>> START Input records
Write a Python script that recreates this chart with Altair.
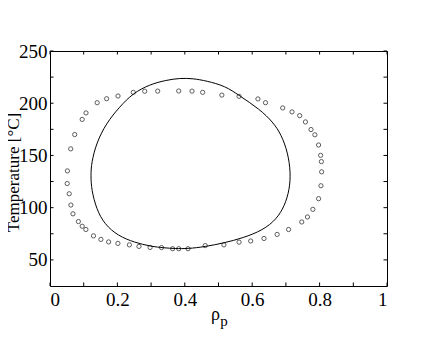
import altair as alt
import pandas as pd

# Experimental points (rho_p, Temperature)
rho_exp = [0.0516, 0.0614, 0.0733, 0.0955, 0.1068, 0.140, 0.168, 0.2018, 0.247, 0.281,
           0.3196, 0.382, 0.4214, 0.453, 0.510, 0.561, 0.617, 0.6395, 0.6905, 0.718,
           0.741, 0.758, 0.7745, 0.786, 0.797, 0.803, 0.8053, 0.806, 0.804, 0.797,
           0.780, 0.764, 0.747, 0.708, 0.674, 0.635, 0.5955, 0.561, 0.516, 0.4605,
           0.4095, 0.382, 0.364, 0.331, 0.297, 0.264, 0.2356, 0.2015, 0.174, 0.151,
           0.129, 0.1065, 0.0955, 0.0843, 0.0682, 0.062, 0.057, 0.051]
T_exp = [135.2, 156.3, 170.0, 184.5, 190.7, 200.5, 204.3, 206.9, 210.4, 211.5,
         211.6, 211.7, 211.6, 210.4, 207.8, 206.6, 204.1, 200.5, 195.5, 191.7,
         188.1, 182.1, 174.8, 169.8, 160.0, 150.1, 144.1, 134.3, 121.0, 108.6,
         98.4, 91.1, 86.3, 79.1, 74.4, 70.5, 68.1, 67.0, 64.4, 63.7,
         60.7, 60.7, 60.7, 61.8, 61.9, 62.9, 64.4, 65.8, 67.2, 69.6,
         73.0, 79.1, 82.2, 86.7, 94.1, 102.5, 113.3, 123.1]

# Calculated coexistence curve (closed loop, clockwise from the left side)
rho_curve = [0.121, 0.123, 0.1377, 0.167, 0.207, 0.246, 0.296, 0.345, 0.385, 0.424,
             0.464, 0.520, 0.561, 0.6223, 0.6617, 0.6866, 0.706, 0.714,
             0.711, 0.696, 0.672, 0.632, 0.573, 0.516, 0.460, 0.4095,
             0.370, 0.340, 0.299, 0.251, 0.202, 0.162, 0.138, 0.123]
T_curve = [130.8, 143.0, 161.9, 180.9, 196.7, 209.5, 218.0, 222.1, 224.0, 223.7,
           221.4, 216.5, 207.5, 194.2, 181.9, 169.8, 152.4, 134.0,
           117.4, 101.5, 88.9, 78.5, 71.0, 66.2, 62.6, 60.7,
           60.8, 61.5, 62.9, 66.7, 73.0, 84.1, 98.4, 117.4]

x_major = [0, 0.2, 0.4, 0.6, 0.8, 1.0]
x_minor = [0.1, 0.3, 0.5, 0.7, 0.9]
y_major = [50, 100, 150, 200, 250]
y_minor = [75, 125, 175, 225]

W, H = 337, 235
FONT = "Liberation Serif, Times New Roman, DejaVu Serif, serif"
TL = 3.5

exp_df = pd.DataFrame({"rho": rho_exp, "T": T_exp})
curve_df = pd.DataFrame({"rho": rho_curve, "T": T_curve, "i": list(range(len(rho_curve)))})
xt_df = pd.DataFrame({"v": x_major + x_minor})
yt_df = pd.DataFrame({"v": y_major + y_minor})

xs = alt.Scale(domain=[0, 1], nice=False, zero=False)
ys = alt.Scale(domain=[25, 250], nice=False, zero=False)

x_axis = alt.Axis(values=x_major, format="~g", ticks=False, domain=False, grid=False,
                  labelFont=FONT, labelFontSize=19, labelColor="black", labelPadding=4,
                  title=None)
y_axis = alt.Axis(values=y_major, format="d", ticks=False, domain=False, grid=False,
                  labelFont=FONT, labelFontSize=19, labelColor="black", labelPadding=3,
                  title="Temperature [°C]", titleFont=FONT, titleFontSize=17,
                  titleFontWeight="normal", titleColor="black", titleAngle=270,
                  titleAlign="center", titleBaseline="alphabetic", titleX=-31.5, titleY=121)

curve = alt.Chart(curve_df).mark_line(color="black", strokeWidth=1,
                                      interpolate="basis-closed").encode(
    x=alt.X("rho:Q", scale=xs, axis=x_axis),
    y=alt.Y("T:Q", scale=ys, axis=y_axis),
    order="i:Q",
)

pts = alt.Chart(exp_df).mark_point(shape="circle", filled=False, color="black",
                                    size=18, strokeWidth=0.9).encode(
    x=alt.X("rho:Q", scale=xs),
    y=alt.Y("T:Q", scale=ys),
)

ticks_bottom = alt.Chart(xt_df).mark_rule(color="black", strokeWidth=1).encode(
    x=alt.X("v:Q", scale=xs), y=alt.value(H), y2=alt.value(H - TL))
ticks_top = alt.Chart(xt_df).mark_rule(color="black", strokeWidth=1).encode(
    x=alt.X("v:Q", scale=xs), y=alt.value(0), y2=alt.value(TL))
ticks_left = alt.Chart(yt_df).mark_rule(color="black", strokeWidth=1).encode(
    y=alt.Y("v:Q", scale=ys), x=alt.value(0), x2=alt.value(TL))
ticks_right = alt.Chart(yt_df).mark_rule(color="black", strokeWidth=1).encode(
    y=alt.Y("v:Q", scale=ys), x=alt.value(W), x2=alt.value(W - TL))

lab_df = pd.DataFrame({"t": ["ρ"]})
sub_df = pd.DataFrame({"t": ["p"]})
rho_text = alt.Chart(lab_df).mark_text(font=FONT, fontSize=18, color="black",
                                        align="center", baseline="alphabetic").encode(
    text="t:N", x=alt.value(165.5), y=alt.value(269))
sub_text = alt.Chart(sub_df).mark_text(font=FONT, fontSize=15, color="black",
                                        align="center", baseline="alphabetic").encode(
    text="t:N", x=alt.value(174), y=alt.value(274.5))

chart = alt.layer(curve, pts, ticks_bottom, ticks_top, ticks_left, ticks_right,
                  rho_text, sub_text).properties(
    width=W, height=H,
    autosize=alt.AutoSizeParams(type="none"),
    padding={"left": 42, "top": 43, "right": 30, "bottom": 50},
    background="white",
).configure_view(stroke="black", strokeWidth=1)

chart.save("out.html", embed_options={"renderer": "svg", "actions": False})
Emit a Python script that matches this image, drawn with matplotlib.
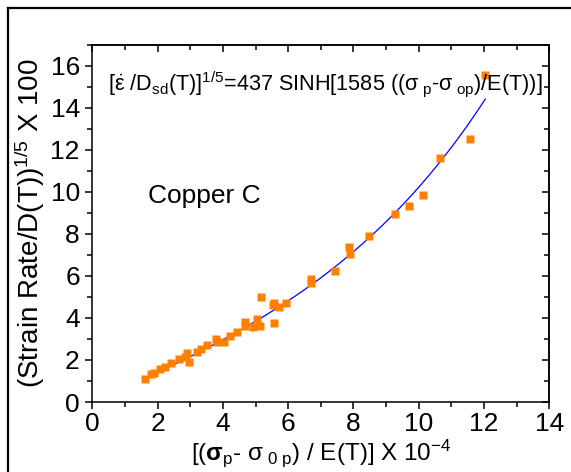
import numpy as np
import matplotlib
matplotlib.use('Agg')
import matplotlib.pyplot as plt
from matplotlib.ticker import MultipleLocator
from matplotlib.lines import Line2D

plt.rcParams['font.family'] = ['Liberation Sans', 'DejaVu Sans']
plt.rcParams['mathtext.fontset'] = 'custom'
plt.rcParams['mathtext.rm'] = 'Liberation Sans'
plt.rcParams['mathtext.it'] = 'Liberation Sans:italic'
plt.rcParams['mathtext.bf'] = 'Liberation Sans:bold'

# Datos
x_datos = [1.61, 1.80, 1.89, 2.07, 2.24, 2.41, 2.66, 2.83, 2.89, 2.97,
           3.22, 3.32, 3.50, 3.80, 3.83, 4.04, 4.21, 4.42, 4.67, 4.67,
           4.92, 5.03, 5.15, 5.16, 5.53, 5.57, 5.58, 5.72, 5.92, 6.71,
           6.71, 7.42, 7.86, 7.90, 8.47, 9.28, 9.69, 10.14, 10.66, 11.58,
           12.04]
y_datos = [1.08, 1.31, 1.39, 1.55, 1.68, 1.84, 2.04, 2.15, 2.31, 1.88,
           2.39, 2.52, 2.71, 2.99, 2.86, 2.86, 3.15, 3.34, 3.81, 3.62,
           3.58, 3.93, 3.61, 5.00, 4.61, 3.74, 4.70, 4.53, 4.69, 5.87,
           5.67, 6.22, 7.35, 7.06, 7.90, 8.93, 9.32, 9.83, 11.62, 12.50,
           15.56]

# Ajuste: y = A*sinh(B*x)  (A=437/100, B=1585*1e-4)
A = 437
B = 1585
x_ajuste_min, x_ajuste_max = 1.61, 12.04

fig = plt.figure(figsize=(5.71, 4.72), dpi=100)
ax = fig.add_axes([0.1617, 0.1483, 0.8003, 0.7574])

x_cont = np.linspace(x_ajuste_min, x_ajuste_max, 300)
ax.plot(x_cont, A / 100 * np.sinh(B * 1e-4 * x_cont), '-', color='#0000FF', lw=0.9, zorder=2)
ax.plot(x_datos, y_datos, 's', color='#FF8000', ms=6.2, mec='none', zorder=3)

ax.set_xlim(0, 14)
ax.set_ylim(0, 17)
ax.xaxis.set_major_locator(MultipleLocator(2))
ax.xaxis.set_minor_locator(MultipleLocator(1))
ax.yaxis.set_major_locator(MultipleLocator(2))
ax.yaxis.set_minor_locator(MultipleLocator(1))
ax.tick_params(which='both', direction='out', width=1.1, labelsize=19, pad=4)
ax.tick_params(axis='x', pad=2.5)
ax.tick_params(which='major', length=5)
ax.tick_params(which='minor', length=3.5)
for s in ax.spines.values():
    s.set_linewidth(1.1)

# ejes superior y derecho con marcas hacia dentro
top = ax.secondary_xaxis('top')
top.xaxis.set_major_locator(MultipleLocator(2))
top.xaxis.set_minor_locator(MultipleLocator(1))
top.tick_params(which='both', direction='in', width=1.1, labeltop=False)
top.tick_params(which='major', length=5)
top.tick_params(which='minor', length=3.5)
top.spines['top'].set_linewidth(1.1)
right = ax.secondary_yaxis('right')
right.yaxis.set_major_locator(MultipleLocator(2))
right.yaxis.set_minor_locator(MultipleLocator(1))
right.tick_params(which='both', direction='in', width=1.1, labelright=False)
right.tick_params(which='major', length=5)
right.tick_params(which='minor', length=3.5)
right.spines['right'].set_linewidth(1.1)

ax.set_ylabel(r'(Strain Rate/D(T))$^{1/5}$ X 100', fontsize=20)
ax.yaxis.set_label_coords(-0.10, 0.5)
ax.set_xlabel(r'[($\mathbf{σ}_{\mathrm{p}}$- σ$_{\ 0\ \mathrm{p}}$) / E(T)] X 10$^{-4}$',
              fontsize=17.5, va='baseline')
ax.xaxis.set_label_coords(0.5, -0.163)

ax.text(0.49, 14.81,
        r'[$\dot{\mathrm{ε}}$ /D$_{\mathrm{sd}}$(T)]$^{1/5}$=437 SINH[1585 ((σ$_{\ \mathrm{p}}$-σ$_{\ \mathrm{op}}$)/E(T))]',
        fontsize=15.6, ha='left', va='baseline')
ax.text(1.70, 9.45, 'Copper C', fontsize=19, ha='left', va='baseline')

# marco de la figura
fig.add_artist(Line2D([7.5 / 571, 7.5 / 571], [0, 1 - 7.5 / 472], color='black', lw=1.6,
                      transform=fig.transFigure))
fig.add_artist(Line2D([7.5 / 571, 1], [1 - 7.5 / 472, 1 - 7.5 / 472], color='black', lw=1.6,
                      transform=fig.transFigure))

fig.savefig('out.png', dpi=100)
>> END Input records
* Problem to work on *
Copy nothing but the lines from the top of the data down to the line containing "60.8, 61.5, 62.9, 66.7, 73.0, 84.1, 98.4, 117.4]", and leave the pictures out.

* Reply *
Write a Python script that recreates this chart with Altair.
import altair as alt
import pandas as pd

# Experimental points (rho_p, Temperature)
rho_exp = [0.0516, 0.0614, 0.0733, 0.0955, 0.1068, 0.140, 0.168, 0.2018, 0.247, 0.281,
           0.3196, 0.382, 0.4214, 0.453, 0.510, 0.561, 0.617, 0.6395, 0.6905, 0.718,
           0.741, 0.758, 0.7745, 0.786, 0.797, 0.803, 0.8053, 0.806, 0.804, 0.797,
           0.780, 0.764, 0.747, 0.708, 0.674, 0.635, 0.5955, 0.561, 0.516, 0.4605,
           0.4095, 0.382, 0.364, 0.331, 0.297, 0.264, 0.2356, 0.2015, 0.174, 0.151,
           0.129, 0.1065, 0.0955, 0.0843, 0.0682, 0.062, 0.057, 0.051]
T_exp = [135.2, 156.3, 170.0, 184.5, 190.7, 200.5, 204.3, 206.9, 210.4, 211.5,
         211.6, 211.7, 211.6, 210.4, 207.8, 206.6, 204.1, 200.5, 195.5, 191.7,
         188.1, 182.1, 174.8, 169.8, 160.0, 150.1, 144.1, 134.3, 121.0, 108.6,
         98.4, 91.1, 86.3, 79.1, 74.4, 70.5, 68.1, 67.0, 64.4, 63.7,
         60.7, 60.7, 60.7, 61.8, 61.9, 62.9, 64.4, 65.8, 67.2, 69.6,
         73.0, 79.1, 82.2, 86.7, 94.1, 102.5, 113.3, 123.1]

# Calculated coexistence curve (closed loop, clockwise from the left side)
rho_curve = [0.121, 0.123, 0.1377, 0.167, 0.207, 0.246, 0.296, 0.345, 0.385, 0.424,
             0.464, 0.520, 0.561, 0.6223, 0.6617, 0.6866, 0.706, 0.714,
             0.711, 0.696, 0.672, 0.632, 0.573, 0.516, 0.460, 0.4095,
             0.370, 0.340, 0.299, 0.251, 0.202, 0.162, 0.138, 0.123]
T_curve = [130.8, 143.0, 161.9, 180.9, 196.7, 209.5, 218.0, 222.1, 224.0, 223.7,
           221.4, 216.5, 207.5, 194.2, 181.9, 169.8, 152.4, 134.0,
           117.4, 101.5, 88.9, 78.5, 71.0, 66.2, 62.6, 60.7,
           60.8, 61.5, 62.9, 66.7, 73.0, 84.1, 98.4, 117.4]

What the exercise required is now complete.